For obvious reasons, however, the media and public opinion continue to discuss the plot as it provides fresh ammunition to the ruling Justice and Development Party (AKP) for its attacks on the main opposition party.
In this context, President Erdoğan’s lengthy address to his AKP group had two main targets: He first slammed CHP leader Kemal Kılıçdaroğlu and his team for orchestrating a plot against their own man. He repeated his demand for an apology from the CHP leadership. He also denied Kılıçdaroğlu’s claims that the National Intelligence Organization (MIT) was instructed to spy on the main opposition.
President Erdoğan’s next targets were CHP’s Istanbul and Ankara mayors, Ekrem İmamoğlu and Mansur Yavaş respectively, who have taken Turkey’s two largest metropoles from the AKP after 25 years.
In a first move since they have taken office, Erdoğan deliberately targeted them by arguing that mismanagement in these two cities will likely cause water shortages and other problems. “The news we are hearing doesn’t bode well. If the weather conditions do not change,
Istanbul will suffer from water shortages in three months. The same is valid for Ankara,” Erdoğan stressed.
Quite interesting was to observe that President Erdoğan was bringing this into the fore as a political issue rather than an environmental outcome due to a dry autumn and winter with concerns that it could lead to possible water shortages and sewage problems.
He intended to depict these two mayors as unsuccessful and not able to deliver the basic needs of the 16 million people in Istanbul and 5 million in Ankara.
“They became unbalanced after they won a few municipalities. As you see, they have already started to complain only in seven months. ‘We can’t run Ankara under these conditions,’ they say. Very interesting. Why can’t you? You won the polls, and now, go and run the city,” Erdoğan said.
To find a bank loan is your job, Erdoğan told both İmamoğlu and Yavaş who were voicing their criticisms to the public banks for not granting credit for major infrastructure and transportation projects.
Interestingly, Erdoğan’s words came a few days after the CHP completed its second workshop on the functions of the municipalities.
According to a report issued after the workshop, the CHP has accused the government of blocking the state funds to the CHP municipalities and of trying to curb the independence of the elected mayors.
In a statement on Nov. 25, İmamoğlu complained that state banks are even not extending routine loans to the Istanbul municipality, saying, “The doors of state banks are closed to us.” That’s why he held a fundraising tour of European capitals to find at least $3.5 billion to finance stalled metro projects and others, he explained.
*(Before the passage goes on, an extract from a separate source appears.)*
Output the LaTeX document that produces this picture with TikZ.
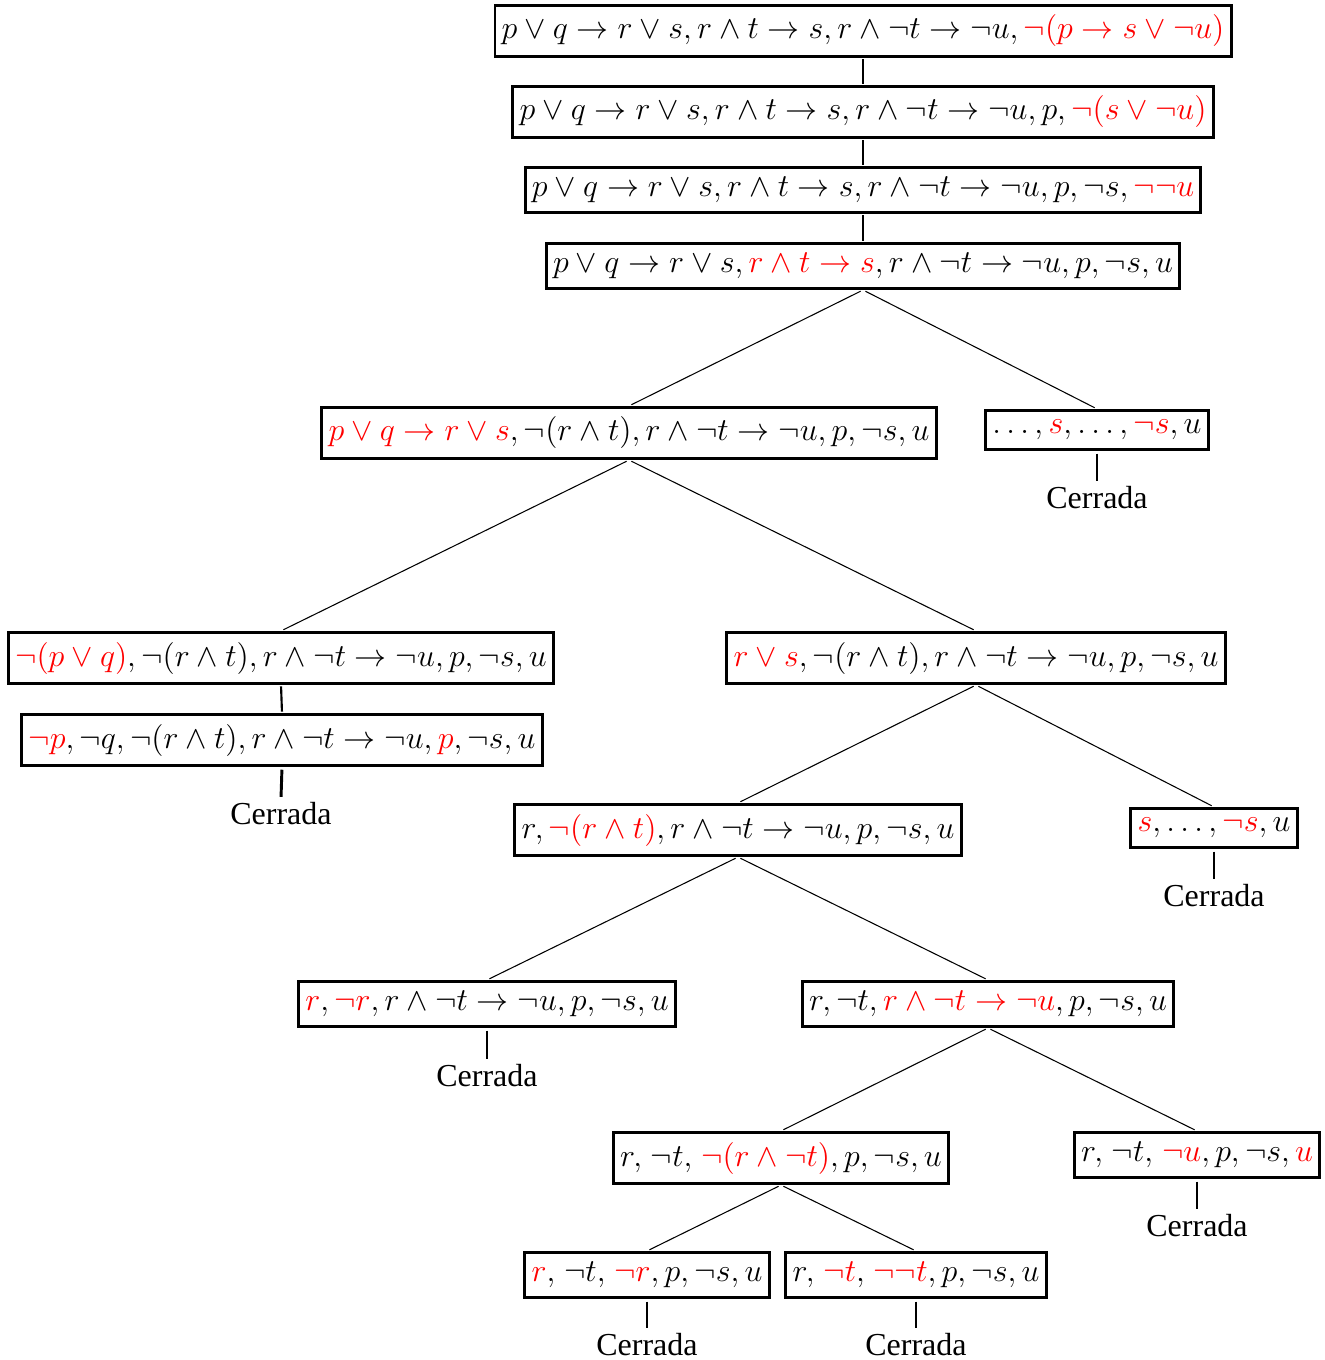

Another problem before Istanbul and Ankara mayors is the fact that both municipal assemblies are under the control of the AKP majority. In some cases, the ruling party majority can cause trouble for both mayors.
Still, under these conditions, both mayors have announced that they had a surplus in their budgets only through curbing municipal funding to some foundations and avoiding waste. Plus, both Istanbul and Ankara mayors, as well as other CHP local governors, are very careful in not creating controversy and engaging in political disputes with the ruling party.
The performance of mayors will play a crucial and central role in the oppositional alliance’s campaign in the next parliamentary and presidential elections. This will surely open a new front in the ongoing political fight between the ruling and the oppositional alliances as CHP mayors will increasingly be under the spotlight of the government circles.